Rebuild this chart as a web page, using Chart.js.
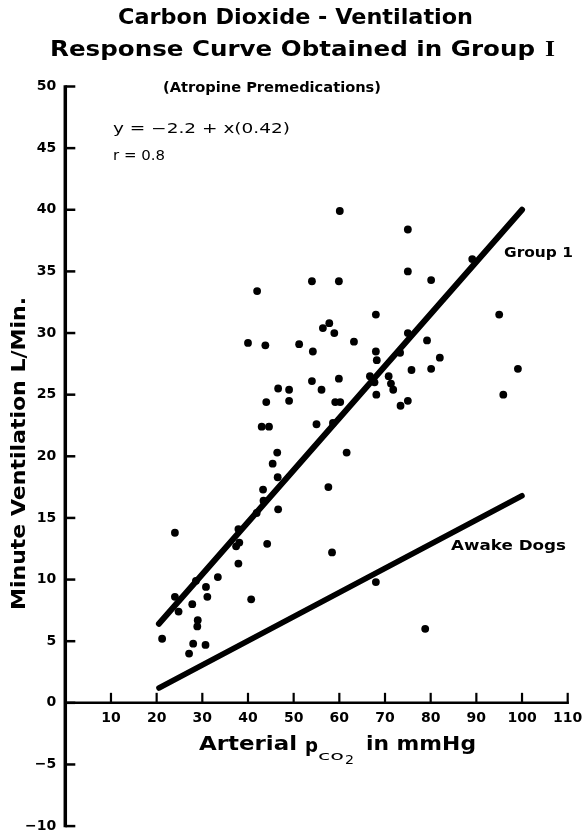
<!DOCTYPE html>
<html>
<head>
<meta charset="utf-8">
<script src="https://cdn.jsdelivr.net/npm/chart.js@4/dist/chart.umd.min.js"></script>
<style>
  html, body { margin: 0; padding: 0; background: #fff; }
  #wrap { width: 583px; height: 830px; position: relative; }
</style>
</head>
<body>
<div id="wrap"><canvas id="c" width="583" height="830"></canvas></div>
<script>
// Individual observations: arterial pCO2 (mmHg) and minute ventilation (L/min)
const pco2 = [
  60.1, 54.0, 59.9, 42.0, 57.8, 56.4, 58.9, 40.0, 43.8, 51.2,
  54.2, 54.0, 59.9, 56.1, 46.6, 49.0, 44.0, 49.0, 59.1, 60.2,
  75.0, 75.0, 80.1, 68.0, 95.0, 63.2, 75.0, 79.2, 89.1, 68.0,
  68.2, 73.3, 82.0, 80.1, 75.8, 99.1, 66.7, 67.7, 70.8, 71.3,
  71.8, 68.1, 73.4, 75.0, 95.9, 43.0, 44.6, 55.0, 58.6, 46.4,
  45.4, 46.5, 57.6, 43.3, 43.4, 46.6, 41.9, 37.9, 24.0, 38.1,
  37.4, 44.2, 58.4, 37.9, 33.4, 30.8, 28.6, 24.0, 31.1, 40.7,
  27.8, 24.8, 29.0, 28.9, 21.2, 28.0, 30.7, 27.1, 61.6, 68.0,
  78.8
];
const ventilation = [
  39.9, 34.2, 34.2, 33.4, 30.8, 30.4, 30.0, 29.2, 29.0, 29.1,
  28.5, 26.1, 26.3, 25.4, 25.5, 25.4, 24.4, 24.5, 24.4, 24.4,
  38.4, 35.0, 34.3, 31.5, 31.5, 29.3, 30.0, 29.4, 36.0, 28.5,
  27.8, 28.4, 28.0, 27.1, 27.0, 27.1, 26.5, 26.0, 26.5, 25.9,
  25.4, 25.0, 24.1, 24.5, 25.0, 22.4, 22.4, 22.6, 22.7, 20.3,
  19.4, 18.3, 17.5, 17.3, 16.4, 15.7, 15.4, 14.1, 13.8, 13.0,
  12.7, 12.9, 12.2, 11.3, 10.2, 9.4, 9.9, 8.6, 8.6, 8.4,
  8.0, 7.4, 6.7, 6.2, 5.2, 4.8, 4.7, 4.0, 20.3, 9.8,
  6.0
];

// Regression line for Group I: y = -2.2 + 0.42x, drawn from 20.5 to 100 mmHg
const group1X = [20.5, 100];
const group1Y = [6.41, 40.0];

// Reference response line for awake dogs
const awakeX = [20.5, 100];
const awakeY = [1.2, 16.8];

// Axis ticks
const xTicks = [10, 20, 30, 40, 50, 60, 70, 80, 90, 100, 110];
const yTicks = [50, 45, 40, 35, 30, 25, 20, 15, 10, 5, 0, -5, -10];

const INK = '#000';
const FACE = '"DejaVu Sans", "Noto Sans", sans-serif';

function pairs(xs, ys) { return xs.map((x, i) => ({ x: x, y: ys[i] })); }
function signed(v) { return v < 0 ? '\u2212' + Math.abs(v) : String(v); }

// Draws a string starting at `left`, vertically centred on `cy`,
// squeezed or stretched horizontally to the given width.
function spanText(ctx, str, left, cy, font, width) {
  ctx.font = font;
  const w = ctx.measureText(str).width;
  const s = width ? width / w : 1;
  ctx.save();
  ctx.translate(left, cy);
  ctx.scale(s, 1);
  ctx.textAlign = 'left';
  ctx.textBaseline = 'middle';
  ctx.fillText(str, 0, 0);
  ctx.restore();
}

// Axes drawn as in the printed figure: y axis at x = 0, x axis crossing at y = 0
const handAxes = {
  id: 'handAxes',
  afterDatasetsDraw(chart) {
    const { ctx, scales: { x, y } } = chart;
    const x0 = x.getPixelForValue(0);
    const y0 = y.getPixelForValue(0);
    const yTop = y.getPixelForValue(yTicks[0]);
    const yBot = y.getPixelForValue(yTicks[yTicks.length - 1]);
    ctx.save();
    ctx.strokeStyle = INK;
    ctx.fillStyle = INK;
    ctx.lineCap = 'butt';

    // vertical axis
    ctx.lineWidth = 3.5;
    ctx.beginPath();
    ctx.moveTo(x0, yTop - 1.25);
    ctx.lineTo(x0, yBot + 1.25);
    ctx.stroke();

    // its ticks, pointing right
    ctx.lineWidth = 2.5;
    yTicks.forEach(v => {
      const py = y.getPixelForValue(v);
      ctx.beginPath();
      ctx.moveTo(x0, py);
      ctx.lineTo(x0 + 10, py);
      ctx.stroke();
    });

    ctx.font = 'bold 14px ' + FACE;
    ctx.textAlign = 'right';
    ctx.textBaseline = 'middle';
    yTicks.forEach(v => {
      ctx.fillText(signed(v), x0 - 9, y.getPixelForValue(v));
    });

    // horizontal axis at zero
    ctx.lineWidth = 2.5;
    ctx.beginPath();
    ctx.moveTo(x0, y0);
    ctx.lineTo(x.getPixelForValue(xTicks[xTicks.length - 1]) + 1, y0);
    ctx.stroke();

    ctx.lineWidth = 2.2;
    ctx.textAlign = 'center';
    xTicks.forEach(v => {
      const px = x.getPixelForValue(v);
      ctx.beginPath();
      ctx.moveTo(px, y0 + 1);
      ctx.lineTo(px, y0 - 10);
      ctx.stroke();
      ctx.fillText(String(v), px, y0 + 16);
    });
    ctx.restore();
  }
};

// Titles, annotations and axis titles
const figureText = {
  id: 'figureText',
  afterDraw(chart) {
    const ctx = chart.ctx;
    ctx.save();
    ctx.fillStyle = INK;

    spanText(ctx, 'Carbon Dioxide - Ventilation', 118, 19, 'bold 21px ' + FACE, 355);
    spanText(ctx, 'Response Curve Obtained in Group', 50, 51, 'bold 21px ' + FACE, 485);
    spanText(ctx, 'I', 545, 50, 'bold 24px "Liberation Serif", serif', 10);

    spanText(ctx, '(Atropine Premedications)', 163, 88, 'bold 14px ' + FACE, 218);
    spanText(ctx, 'y = \u22122.2 + x(0.42)', 113, 129, '14px ' + FACE, 177);
    spanText(ctx, 'r = 0.8', 113, 156, '14px ' + FACE, 52);

    spanText(ctx, 'Group 1', 504, 253, 'bold 14px ' + FACE, 69);
    spanText(ctx, 'Awake Dogs', 451, 546, 'bold 14px ' + FACE, 115);

    // x-axis title with subscripted CO2
    spanText(ctx, 'Arterial', 199, 745, 'bold 19px ' + FACE, 98);
    spanText(ctx, 'p', 305, 747, 'bold 19px ' + FACE, 13);
    spanText(ctx, 'co', 318, 757, '13px ' + FACE, 26);
    spanText(ctx, '2', 345, 761, '13px ' + FACE, 9);
    spanText(ctx, 'in mmHg', 366, 745, 'bold 19px ' + FACE, 110);

    // y-axis title, rotated
    ctx.save();
    ctx.translate(20, 610);
    ctx.rotate(-Math.PI / 2);
    spanText(ctx, 'Minute Ventilation L/Min.', 0, 0, 'bold 19px ' + FACE, 313);
    ctx.restore();

    ctx.restore();
  }
};

new Chart(document.getElementById('c').getContext('2d'), {
  type: 'scatter',
  data: {
    datasets: [
      {
        label: 'Group I',
        data: pairs(pco2, ventilation),
        pointRadius: 3.9,
        pointHoverRadius: 3.9,
        backgroundColor: INK,
        borderWidth: 0
      },
      {
        label: 'Group 1',
        type: 'line',
        data: pairs(group1X, group1Y),
        borderColor: INK,
        borderWidth: 6,
        borderCapStyle: 'round',
        pointRadius: 0,
        fill: false
      },
      {
        label: 'Awake Dogs',
        type: 'line',
        data: pairs(awakeX, awakeY),
        borderColor: INK,
        borderWidth: 5.5,
        borderCapStyle: 'round',
        pointRadius: 0,
        fill: false
      }
    ]
  },
  options: {
    responsive: false,
    animation: false,
    events: [],
    layout: { padding: { left: 65.3, right: 15.3, top: 86.5, bottom: 3.7 } },
    scales: {
      x: { type: 'linear', min: 0, max: 110, display: false },
      y: { type: 'linear', min: -10, max: 50, display: false }
    },
    plugins: {
      legend: { display: false },
      tooltip: { enabled: false },
      title: { display: false }
    }
  },
  plugins: [handAxes, figureText]
});
</script>
</body>
</html>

^^^^^^^^^^^^^^^^

* _Description of the task_
Return nothing but the lines running from the start of the data to the line with "0 ? '\u2212'", please, both ends included and no pictures.

* _Solution to this exercise_
Rebuild this chart as a web page, using Chart.js.
<!DOCTYPE html>
<html>
<head>
<meta charset="utf-8">
<script src="https://cdn.jsdelivr.net/npm/chart.js@4/dist/chart.umd.min.js"></script>
<style>
  html, body { margin: 0; padding: 0; background: #fff; }
  #wrap { width: 583px; height: 830px; position: relative; }
</style>
</head>
<body>
<div id="wrap"><canvas id="c" width="583" height="830"></canvas></div>
<script>
// Individual observations: arterial pCO2 (mmHg) and minute ventilation (L/min)
const pco2 = [
  60.1, 54.0, 59.9, 42.0, 57.8, 56.4, 58.9, 40.0, 43.8, 51.2,
  54.2, 54.0, 59.9, 56.1, 46.6, 49.0, 44.0, 49.0, 59.1, 60.2,
  75.0, 75.0, 80.1, 68.0, 95.0, 63.2, 75.0, 79.2, 89.1, 68.0,
  68.2, 73.3, 82.0, 80.1, 75.8, 99.1, 66.7, 67.7, 70.8, 71.3,
  71.8, 68.1, 73.4, 75.0, 95.9, 43.0, 44.6, 55.0, 58.6, 46.4,
  45.4, 46.5, 57.6, 43.3, 43.4, 46.6, 41.9, 37.9, 24.0, 38.1,
  37.4, 44.2, 58.4, 37.9, 33.4, 30.8, 28.6, 24.0, 31.1, 40.7,
  27.8, 24.8, 29.0, 28.9, 21.2, 28.0, 30.7, 27.1, 61.6, 68.0,
  78.8
];
const ventilation = [
  39.9, 34.2, 34.2, 33.4, 30.8, 30.4, 30.0, 29.2, 29.0, 29.1,
  28.5, 26.1, 26.3, 25.4, 25.5, 25.4, 24.4, 24.5, 24.4, 24.4,
  38.4, 35.0, 34.3, 31.5, 31.5, 29.3, 30.0, 29.4, 36.0, 28.5,
  27.8, 28.4, 28.0, 27.1, 27.0, 27.1, 26.5, 26.0, 26.5, 25.9,
  25.4, 25.0, 24.1, 24.5, 25.0, 22.4, 22.4, 22.6, 22.7, 20.3,
  19.4, 18.3, 17.5, 17.3, 16.4, 15.7, 15.4, 14.1, 13.8, 13.0,
  12.7, 12.9, 12.2, 11.3, 10.2, 9.4, 9.9, 8.6, 8.6, 8.4,
  8.0, 7.4, 6.7, 6.2, 5.2, 4.8, 4.7, 4.0, 20.3, 9.8,
  6.0
];

// Regression line for Group I: y = -2.2 + 0.42x, drawn from 20.5 to 100 mmHg
const group1X = [20.5, 100];
const group1Y = [6.41, 40.0];

// Reference response line for awake dogs
const awakeX = [20.5, 100];
const awakeY = [1.2, 16.8];

// Axis ticks
const xTicks = [10, 20, 30, 40, 50, 60, 70, 80, 90, 100, 110];
const yTicks = [50, 45, 40, 35, 30, 25, 20, 15, 10, 5, 0, -5, -10];

const INK = '#000';
const FACE = '"DejaVu Sans", "Noto Sans", sans-serif';

function pairs(xs, ys) { return xs.map((x, i) => ({ x: x, y: ys[i] })); }
function signed(v) { return v < 0 ? '\u2212' + Math.abs(v) : String(v); }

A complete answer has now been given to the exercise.